State monitoring cruise industry’s treatment of local businesses
The summer cruise ship season is like Christmas for a lot of coastal retailers, and they depend on the tourist income to stay open. But because the stakes are high, business can get a little dirty. For the first time, the Department of Law is cracking down on shady business practices allegedly taking place aboard vessels.
It’s a weekday afternoon, and the Mt. Juneau Trading Post is quiet. Four carvers are up in the loft area working on masks, and the only other person in the store is at the cash register. But in the summertime, the place comes alive. Tourists flock there to buy bentwood boxes, drums, and soapstone figurines.
Jack Tripp owns the place, and it’s a point of pride for him that the trading post doesn’t need to advertise with cruise ships to get their business.
“The store’s been there for 45 years, so it’s kind of a downtown institution and it’s the Native trading post in town,” Tripp says.
Tripp says that in the past, he’s been approached by cruise ship advertisers to see if the trading post wants to be part of their onboard shopping program. In exchange for a fee or a percentage of his sales, these third-party companies would advertise his business in store guides and in maps for passengers. They would also have their onboard representative — or “port lecturer,” in industry speak — promote his store directly to passengers.
“If you pay money, they’ll pitch your business in a favorable light and steer customers your way,” Tripp says.
I visited six stores in downtown Juneau, and Tripp was the only person I met who would speak about these port lecturers on tape. But that doesn’t mean the other store owners and employees didn’t have anything to say about them. A couple talked about the exorbitant fees they charged, running into the tens of thousands of dollars. One person described it as a kickback scheme. Others alleged that the port lecturers had a reputation for saying bad things about stores that didn’t play ball with them. And a few explicitly stated that the reason they didn’t want to talk on tape was because they didn’t want these companies to blackball them, since so much of their business is dependent on tourism.
Tripp spoke very carefully about the port lecturers and said he doesn’t fault the cruise ships or even the advertising companies for a situation “run amok.” And he says that as an established business, he’s never really felt real pressure to buy into the arrangement.
“But I could see if you were a more marginal store or if you were highly competitive — like if you sell t-shirts or jewelry where there are many, many options — it could be a very favorable tool to have the port lecturer talk about your store,” Tripp says.
Concern about the way port lecturers operate in coastal communities hasn’t escaped the attention of the state. On Monday, the Department of Law and the three Florida-based advertising groups that put port lecturers on board cruise ships reached a settlement over unfair business practices.
The agreement serves more as a warning than anything else, and it doesn’t include any admission of wrongdoing from Onboard Media, the Royal Media Group, or the PPI Group. But it does require them to pay over $200,000 for future enforcement of the state’s consumer protection act.

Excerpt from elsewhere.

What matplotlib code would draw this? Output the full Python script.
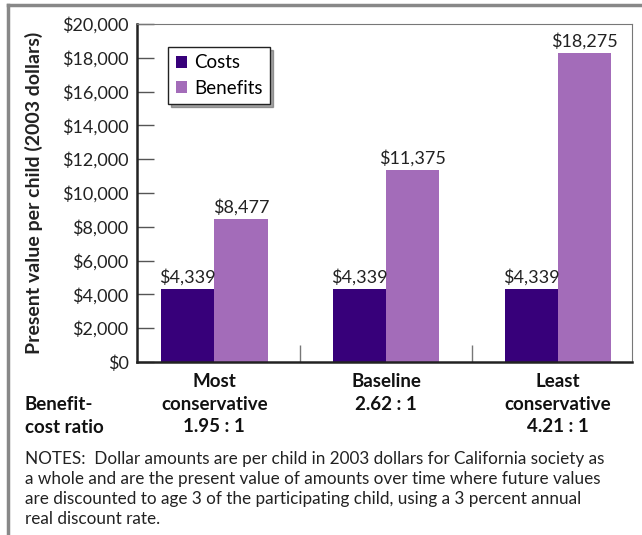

Ed Sniffen is an assistant attorney general, and he says the agreement also creates mechanisms for monitoring the companies’ activity. Their port lecturers are now required to make video or audio recording of their shopping presentations, and the Department of Law has the authority to request and analyze those tapes if they suspect consumers are being deceived.
“The big penalties will come down the road if we find out there are violations, and if that’s the case and we become aware of them there are penalties of up to $50,000 that we can assess.,” Sniffen says.
The settlement also lays out what qualifies as disparagement of businesses that don’t participate in the cruise line shopping program. Port lecturers aren’t allowed to suggest that stores that aren’t part of their shopping program are risky.
It prohibits port lecturers from lying about warranties or price reductions. And it gives them a script to read about how they pick which stores to mention at the start of every shopping presentation. That’s to make sure:
“They aren’t misleading and that they’re not deceptive and that there’s full disclosure that these stores have actually paid to be featured in these programs, and some of them pay big commissions to the port lecturers and these shopping ambassadors that are giving these presentations on board the cruise ships,” Sniffen says.
Sniffen adds that the companies will also have to file two reports over the next cruise season on their efforts to comply with consumer protection law.
In an e-mail, Onboard Media stated that they were “very pleased to have the standards [they] have always followed formalized” through the settlement.
The Royal Media Group and the PPI group did not respond to requests for comment.